_What to produce_
Set the lines down again exactly, first line through the line that contains "plt.rcParams['font.family'] = ['Lato', 'DejaVu", with no pictures.
____________________
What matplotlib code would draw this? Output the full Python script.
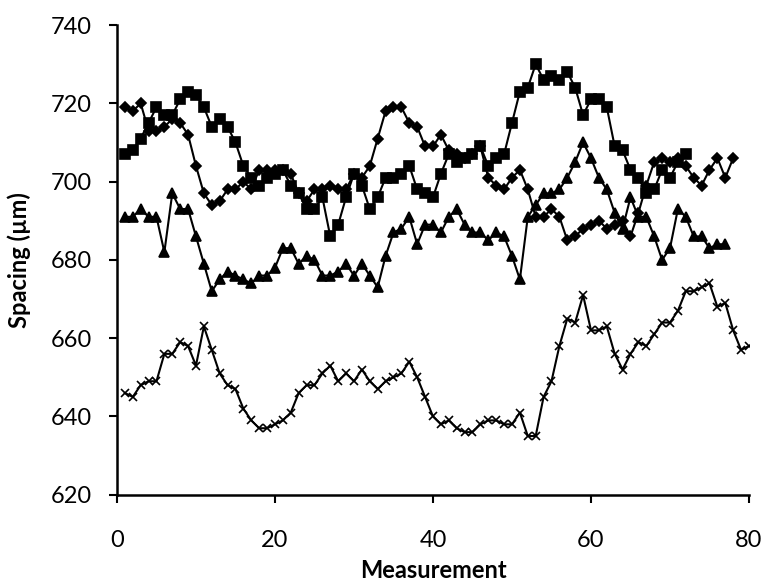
import numpy as np
import matplotlib.pyplot as plt

plt.rcParams['font.family'] = ['Lato', 'DejaVu Sans']

# spacing readings per measurement, one list per sample
diamond = [719, 718, 720, 713, 713, 714, 716, 715, 712, 704,
           697, 694, 695, 698, 698, 700, 698, 703, 703, 703,
           703, 702, 697, 695, 698, 698, 699, 698, 698, 702,
           701, 704, 711, 718, 719, 719, 715, 714, 709, 709,
           712, 708, 707, 706, 707, 709, 701, 699, 698, 701,
           703, 698, 691, 691, 693, 691, 685, 686, 688, 689,
           690, 688, 689, 690, 686, 692, 699, 705, 706, 705,
           706, 704, 701, 699, 703, 706, 701, 706]
square = [707, 708, 711, 715, 719, 717, 717, 721, 723, 722,
          719, 714, 716, 714, 710, 704, 701, 699, 701, 702,
          703, 699, 697, 693, 693, 696, 686, 689, 696, 702,
          699, 693, 696, 701, 701, 702, 704, 698, 697, 696,
          702, 707, 705, 706, 707, 709, 704, 706, 707, 715,
          723, 724, 730, 726, 727, 726, 728, 724, 717, 721,
          721, 719, 709, 708, 703, 701, 697, 698, 703, 701,
          705, 707]
triangle = [691, 691, 693, 691, 691, 682, 697, 693, 693, 686,
            679, 672, 675, 677, 676, 675, 674, 676, 676, 678,
            683, 683, 679, 681, 680, 676, 676, 677, 679, 676,
            679, 676, 673, 681, 687, 688, 691, 684, 689, 689,
            687, 691, 693, 689, 687, 687, 685, 687, 686, 681,
            675, 691, 694, 697, 697, 698, 701, 705, 710, 706,
            701, 698, 692, 688, 696, 691, 691, 686, 680, 683,
            693, 691, 686, 686, 683, 684, 684]
cross = [646, 645, 648, 649, 649, 656, 656, 659, 658, 653,
         663, 657, 651, 648, 647, 642, 639, 637, 637, 638,
         639, 641, 646, 648, 648, 651, 653, 649, 651, 649,
         652, 649, 647, 649, 650, 651, 654, 650, 645, 640,
         638, 639, 637, 636, 636, 638, 639, 639, 638, 638,
         641, 635, 635, 645, 649, 658, 665, 664, 671, 662,
         662, 663, 656, 652, 656, 659, 658, 661, 664, 664,
         667, 672, 672, 673, 674, 668, 669, 662, 657, 658]

fig = plt.figure(figsize=(7.66, 5.87), dpi=100)
ax = fig.add_axes([0.1527, 0.1571, 0.8251, 0.8003])

series = [(diamond, 'D', 5), (square, 's', 7), (triangle, '^', 6.5), (cross, 'x', 6)]
for vals, mk, ms in series:
    x = np.arange(1, len(vals) + 1)
    ax.plot(x, vals, color='black', lw=1.5, marker=mk, ms=ms,
            mew=1.2, mfc='black', mec='black')

ax.set_xlim(0, 80)
ax.set_ylim(620, 740)
ax.set_xticks(range(0, 81, 20))
ax.set_yticks(range(620, 741, 20))
for side in ('top', 'right'):
    ax.spines[side].set_visible(False)
for side in ('left', 'bottom'):
    ax.spines[side].set_linewidth(1.8)
ax.tick_params(direction='out', length=6, width=1.5, labelsize=17)
ax.tick_params(axis='x', pad=19)
ax.tick_params(axis='y', pad=12)
ax.set_xlabel('Measurement', fontsize=17, fontweight='bold', labelpad=6)
ax.set_ylabel('Spacing (µm)', fontsize=17, fontweight='bold', labelpad=14)

fig.savefig('out.png', dpi=100)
____________________
_Solution for this exercise_
What matplotlib code would draw this? Output the full Python script.
import numpy as np
import matplotlib.pyplot as plt

plt.rcParams['font.family'] = ['Lato', 'DejaVu Sans']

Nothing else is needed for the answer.